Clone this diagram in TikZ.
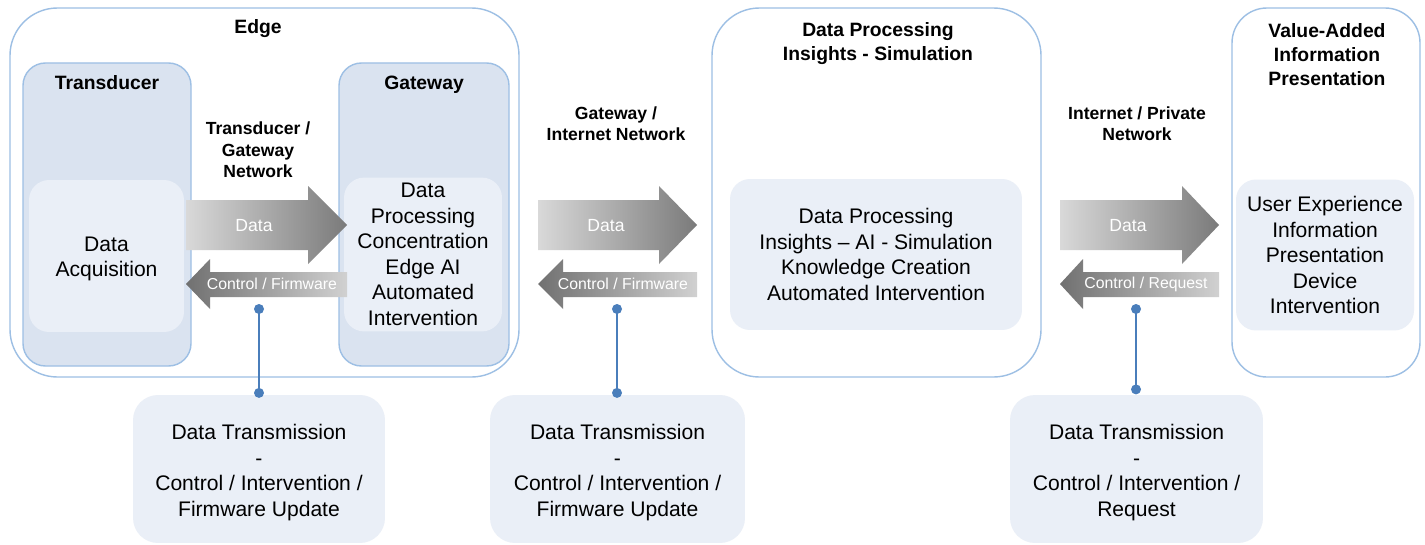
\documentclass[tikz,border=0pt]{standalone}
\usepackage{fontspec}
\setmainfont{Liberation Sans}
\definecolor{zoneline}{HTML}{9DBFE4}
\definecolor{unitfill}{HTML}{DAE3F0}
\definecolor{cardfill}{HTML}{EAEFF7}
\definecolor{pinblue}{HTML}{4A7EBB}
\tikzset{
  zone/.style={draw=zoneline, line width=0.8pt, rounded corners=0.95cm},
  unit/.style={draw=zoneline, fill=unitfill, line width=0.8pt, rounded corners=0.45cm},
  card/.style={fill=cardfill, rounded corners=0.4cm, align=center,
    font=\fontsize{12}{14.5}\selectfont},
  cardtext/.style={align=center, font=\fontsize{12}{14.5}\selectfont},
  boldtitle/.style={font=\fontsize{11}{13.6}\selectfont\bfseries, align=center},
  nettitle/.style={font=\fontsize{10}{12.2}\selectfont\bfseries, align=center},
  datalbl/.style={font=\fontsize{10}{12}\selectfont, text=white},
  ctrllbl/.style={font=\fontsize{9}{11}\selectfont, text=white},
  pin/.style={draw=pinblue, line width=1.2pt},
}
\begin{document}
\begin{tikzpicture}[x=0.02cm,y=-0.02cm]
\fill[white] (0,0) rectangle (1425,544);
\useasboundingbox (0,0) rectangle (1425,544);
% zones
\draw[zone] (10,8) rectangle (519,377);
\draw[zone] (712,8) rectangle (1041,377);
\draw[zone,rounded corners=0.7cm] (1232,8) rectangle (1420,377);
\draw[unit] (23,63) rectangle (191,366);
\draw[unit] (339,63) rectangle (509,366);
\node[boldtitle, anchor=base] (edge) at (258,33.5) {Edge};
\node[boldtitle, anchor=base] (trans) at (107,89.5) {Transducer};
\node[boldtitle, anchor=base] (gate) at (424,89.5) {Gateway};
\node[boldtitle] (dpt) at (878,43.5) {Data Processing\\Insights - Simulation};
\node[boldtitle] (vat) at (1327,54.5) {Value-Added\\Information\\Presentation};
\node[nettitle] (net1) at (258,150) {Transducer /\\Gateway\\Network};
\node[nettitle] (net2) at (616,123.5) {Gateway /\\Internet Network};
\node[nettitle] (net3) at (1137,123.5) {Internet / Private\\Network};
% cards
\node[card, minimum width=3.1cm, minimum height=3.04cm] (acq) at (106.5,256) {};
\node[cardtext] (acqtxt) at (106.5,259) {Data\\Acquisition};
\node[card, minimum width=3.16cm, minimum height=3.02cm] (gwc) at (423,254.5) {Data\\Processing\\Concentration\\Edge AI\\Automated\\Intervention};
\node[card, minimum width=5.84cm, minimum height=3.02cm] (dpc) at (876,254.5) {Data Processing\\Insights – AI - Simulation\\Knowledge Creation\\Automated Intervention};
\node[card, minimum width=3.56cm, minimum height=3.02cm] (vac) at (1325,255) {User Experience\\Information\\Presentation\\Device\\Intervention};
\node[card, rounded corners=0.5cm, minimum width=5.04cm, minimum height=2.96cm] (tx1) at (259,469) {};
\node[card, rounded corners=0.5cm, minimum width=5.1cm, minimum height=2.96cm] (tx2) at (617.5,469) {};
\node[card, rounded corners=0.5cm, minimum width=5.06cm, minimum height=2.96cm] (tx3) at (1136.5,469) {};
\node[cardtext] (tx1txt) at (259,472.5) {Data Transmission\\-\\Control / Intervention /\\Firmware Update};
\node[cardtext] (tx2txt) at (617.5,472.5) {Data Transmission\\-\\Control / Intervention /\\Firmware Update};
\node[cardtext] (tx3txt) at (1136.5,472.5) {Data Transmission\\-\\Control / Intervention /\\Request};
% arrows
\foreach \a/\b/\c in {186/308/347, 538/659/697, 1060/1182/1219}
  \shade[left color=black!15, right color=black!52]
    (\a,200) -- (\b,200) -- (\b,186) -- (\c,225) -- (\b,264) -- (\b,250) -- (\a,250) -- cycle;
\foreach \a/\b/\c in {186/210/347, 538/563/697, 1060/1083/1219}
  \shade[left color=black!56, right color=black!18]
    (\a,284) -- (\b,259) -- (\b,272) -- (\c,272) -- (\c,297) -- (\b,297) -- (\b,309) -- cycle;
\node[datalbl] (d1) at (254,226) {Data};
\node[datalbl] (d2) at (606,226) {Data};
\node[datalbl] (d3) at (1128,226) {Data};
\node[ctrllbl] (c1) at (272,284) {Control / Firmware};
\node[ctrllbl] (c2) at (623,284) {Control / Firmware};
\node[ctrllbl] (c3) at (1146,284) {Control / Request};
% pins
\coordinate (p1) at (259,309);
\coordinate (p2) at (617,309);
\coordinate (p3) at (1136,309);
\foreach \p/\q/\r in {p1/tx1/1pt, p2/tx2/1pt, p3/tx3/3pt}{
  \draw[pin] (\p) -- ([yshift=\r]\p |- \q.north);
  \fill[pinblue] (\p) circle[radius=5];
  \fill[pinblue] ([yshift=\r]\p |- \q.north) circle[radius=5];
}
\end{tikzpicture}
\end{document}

● ● ● ● ●

### GIVEN EXERCISE
Set down the material exactly, every line of it, except for the pictures.

### OUTPUT
Clone this diagram in TikZ.
\documentclass[tikz,border=0pt]{standalone}
\usepackage{fontspec}
\setmainfont{Liberation Sans}
\definecolor{zoneline}{HTML}{9DBFE4}
\definecolor{unitfill}{HTML}{DAE3F0}
\definecolor{cardfill}{HTML}{EAEFF7}
\definecolor{pinblue}{HTML}{4A7EBB}
\tikzset{
  zone/.style={draw=zoneline, line width=0.8pt, rounded corners=0.95cm},
  unit/.style={draw=zoneline, fill=unitfill, line width=0.8pt, rounded corners=0.45cm},
  card/.style={fill=cardfill, rounded corners=0.4cm, align=center,
    font=\fontsize{12}{14.5}\selectfont},
  cardtext/.style={align=center, font=\fontsize{12}{14.5}\selectfont},
  boldtitle/.style={font=\fontsize{11}{13.6}\selectfont\bfseries, align=center},
  nettitle/.style={font=\fontsize{10}{12.2}\selectfont\bfseries, align=center},
  datalbl/.style={font=\fontsize{10}{12}\selectfont, text=white},
  ctrllbl/.style={font=\fontsize{9}{11}\selectfont, text=white},
  pin/.style={draw=pinblue, line width=1.2pt},
}
\begin{document}
\begin{tikzpicture}[x=0.02cm,y=-0.02cm]
\fill[white] (0,0) rectangle (1425,544);
\useasboundingbox (0,0) rectangle (1425,544);
% zones
\draw[zone] (10,8) rectangle (519,377);
\draw[zone] (712,8) rectangle (1041,377);
\draw[zone,rounded corners=0.7cm] (1232,8) rectangle (1420,377);
\draw[unit] (23,63) rectangle (191,366);
\draw[unit] (339,63) rectangle (509,366);
\node[boldtitle, anchor=base] (edge) at (258,33.5) {Edge};
\node[boldtitle, anchor=base] (trans) at (107,89.5) {Transducer};
\node[boldtitle, anchor=base] (gate) at (424,89.5) {Gateway};
\node[boldtitle] (dpt) at (878,43.5) {Data Processing\\Insights - Simulation};
\node[boldtitle] (vat) at (1327,54.5) {Value-Added\\Information\\Presentation};
\node[nettitle] (net1) at (258,150) {Transducer /\\Gateway\\Network};
\node[nettitle] (net2) at (616,123.5) {Gateway /\\Internet Network};
\node[nettitle] (net3) at (1137,123.5) {Internet / Private\\Network};
% cards
\node[card, minimum width=3.1cm, minimum height=3.04cm] (acq) at (106.5,256) {};
\node[cardtext] (acqtxt) at (106.5,259) {Data\\Acquisition};
\node[card, minimum width=3.16cm, minimum height=3.02cm] (gwc) at (423,254.5) {Data\\Processing\\Concentration\\Edge AI\\Automated\\Intervention};
\node[card, minimum width=5.84cm, minimum height=3.02cm] (dpc) at (876,254.5) {Data Processing\\Insights – AI - Simulation\\Knowledge Creation\\Automated Intervention};
\node[card, minimum width=3.56cm, minimum height=3.02cm] (vac) at (1325,255) {User Experience\\Information\\Presentation\\Device\\Intervention};
\node[card, rounded corners=0.5cm, minimum width=5.04cm, minimum height=2.96cm] (tx1) at (259,469) {};
\node[card, rounded corners=0.5cm, minimum width=5.1cm, minimum height=2.96cm] (tx2) at (617.5,469) {};
\node[card, rounded corners=0.5cm, minimum width=5.06cm, minimum height=2.96cm] (tx3) at (1136.5,469) {};
\node[cardtext] (tx1txt) at (259,472.5) {Data Transmission\\-\\Control / Intervention /\\Firmware Update};
\node[cardtext] (tx2txt) at (617.5,472.5) {Data Transmission\\-\\Control / Intervention /\\Firmware Update};
\node[cardtext] (tx3txt) at (1136.5,472.5) {Data Transmission\\-\\Control / Intervention /\\Request};
% arrows
\foreach \a/\b/\c in {186/308/347, 538/659/697, 1060/1182/1219}
  \shade[left color=black!15, right color=black!52]
    (\a,200) -- (\b,200) -- (\b,186) -- (\c,225) -- (\b,264) -- (\b,250) -- (\a,250) -- cycle;
\foreach \a/\b/\c in {186/210/347, 538/563/697, 1060/1083/1219}
  \shade[left color=black!56, right color=black!18]
    (\a,284) -- (\b,259) -- (\b,272) -- (\c,272) -- (\c,297) -- (\b,297) -- (\b,309) -- cycle;
\node[datalbl] (d1) at (254,226) {Data};
\node[datalbl] (d2) at (606,226) {Data};
\node[datalbl] (d3) at (1128,226) {Data};
\node[ctrllbl] (c1) at (272,284) {Control / Firmware};
\node[ctrllbl] (c2) at (623,284) {Control / Firmware};
\node[ctrllbl] (c3) at (1146,284) {Control / Request};
% pins
\coordinate (p1) at (259,309);
\coordinate (p2) at (617,309);
\coordinate (p3) at (1136,309);
\foreach \p/\q/\r in {p1/tx1/1pt, p2/tx2/1pt, p3/tx3/3pt}{
  \draw[pin] (\p) -- ([yshift=\r]\p |- \q.north);
  \fill[pinblue] (\p) circle[radius=5];
  \fill[pinblue] ([yshift=\r]\p |- \q.north) circle[radius=5];
}
\end{tikzpicture}
\end{document}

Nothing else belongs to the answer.